24. Seraiah--different from the Seraiah
(Jer 51:59),
son of Neriah; probably son of Azariah
(1Ch 6:14).
25. seven men--but in
2Ki 25:19
it is "five." Perhaps two were less illustrious persons and are
therefore omitted.
28. seventh year--in 2Ki 24:12, 14, 16, it is said "the eighth year" of Nebuchadnezzar. No doubt it was in part about the end of the seventh year, in part about the beginning of the eighth. Also in 2Ki 24:1-20, ten thousand (Jer 52:14), and seven thousand men of might, and a thousand craftsmen (Jer 52:16), are said to have been carried away, But here three thousand twenty-three. Probably the latter three thousand twenty-three were of the tribe of Judah, the remaining seven thousand out of the ten thousand were of the other tribes, out of which many Israelites still had been left in the land. The thousand "craftsmen" were exclusive of the ten thousand, as appears, by comparing 2Ki 24:14 with Jer 52:16. Probably the three thousand twenty-three of Judah were first removed in the end of "the seventh year"; the seven thousand and a thousand craftsmen in the "eighth year." This was at the first captivity under Jehoiachin.

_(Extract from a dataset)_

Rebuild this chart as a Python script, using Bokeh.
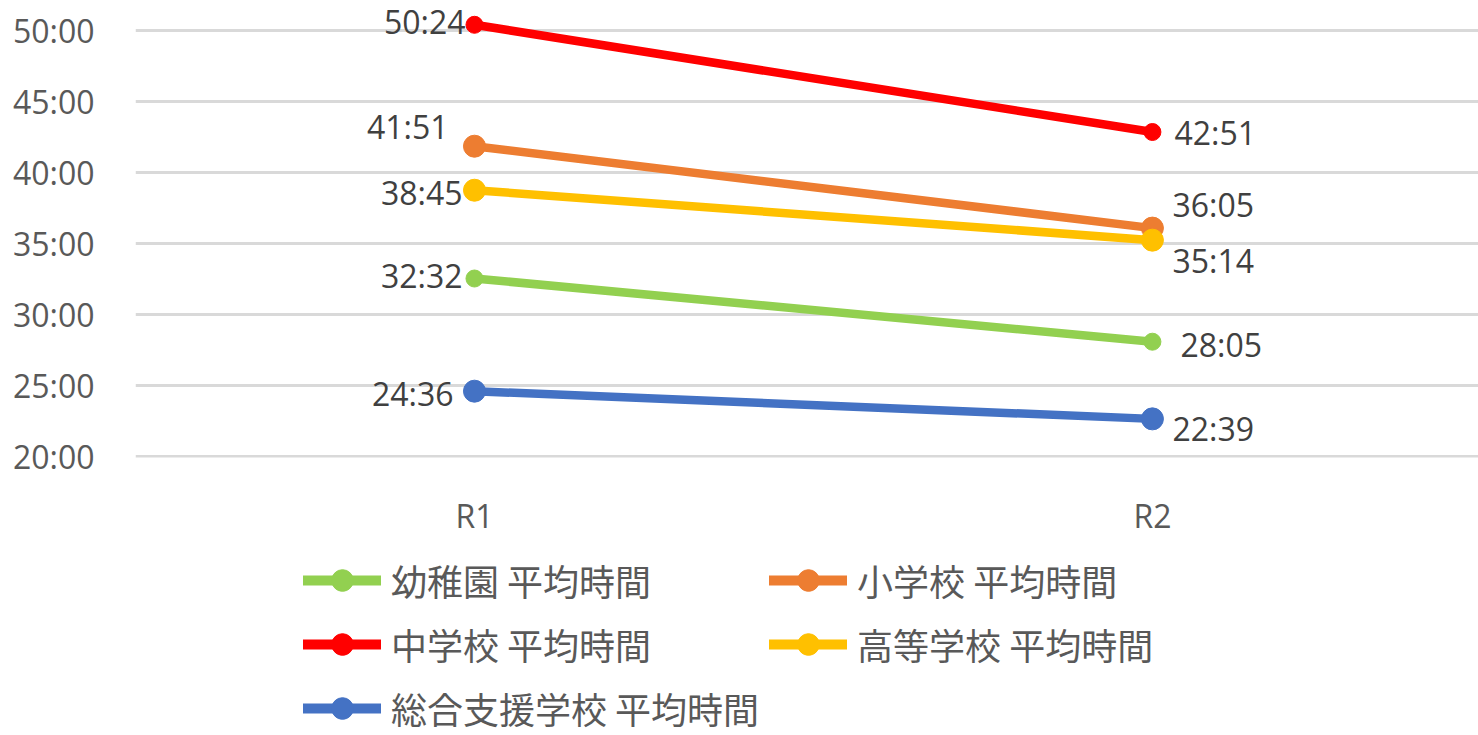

29. eighteenth year--when Jerusalem was taken. But in
Jer 52:15,
and 2Ki 25:8,
"the nineteenth year." Probably it was at the end of the eighteenth and
the beginning of the nineteenth [LYRA].
30. Not recorded in Kings or Chronicles. Probably it took place
during the commotions that followed the death of Gedaliah
(Jer 41:18;
2Ki 25:26).
31.
(2Ki 25:27-30).
32. set his throne above--a mark of respect.
33. changed . . . garments--gave him garments suitable to a king.
34. every day a portion--rather, "its portion," (compare 1Ki 8:59, Margin).